Foreman, der als Kind in Armut gelebt und als Erwachsener den finanziellen Kollaps abgewendet hat, hält feste Zuversicht für die wesentliche Voraussetzung des Reichtums. Manchmal treffe man Menschen, die Sicherheit zu Hause sowie ein ansehnliches Bankkonto hätten und diese Zuversicht ausstrahlten, doch viele andere könnten Millionen verdienen, ohne je wahren Reichtum zu erleben.

In den Jahren nach Ende seiner Ringkarriere wurde George Foreman wohlhabender, als er es zuvor als Boxer je gewesen war. Er verkaufte 1999 seinen Namen und sein Konterfei für 137,5 Millionen Dollar in bar und Aktien an den Hersteller der "George Foreman's Lean Mean Fat- Reducing Grilling Machine" und ist heute in diversen Einkaufskanälen wie auch bei Vorträgen zu sehen.

Er besitzt eine Flotte von Fahrzeugen, eine Uhrensammlung, zwei Häuser, eine Ranch in Texas sowie eine weitere Villa auf der Karibikinsel St.
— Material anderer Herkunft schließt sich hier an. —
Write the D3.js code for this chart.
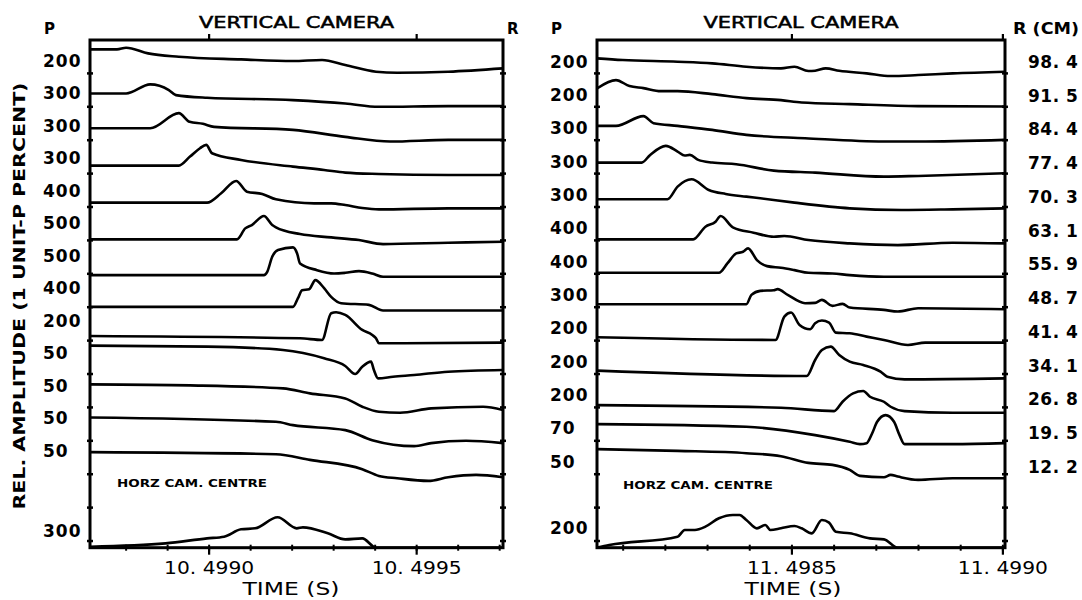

Lucia, doch wie hoch sein Vermögen genau ist, wisse er nicht und wolle er auch gar nicht wissen. Wenn man es erst einmal wisse, bekomme man es mit der Angst zu tun. Er habe sehr viel Geld, doch fehle ihm die Zuversicht wirklich reicher Leute. In Amerika sei es hart, hungrig aufzuwachen, warnt George Foreman, geradezu furchterregend. Man könne heute Erfolg haben und morgen obdachlos sein. Vermutlich sei er die Angst vor dem drohenden Bankrott nie wieder losgeworden. Sicher werde er sich wohl zeitlebens nicht mehr fühlen und deshalb müsse er immer weiter verdienen.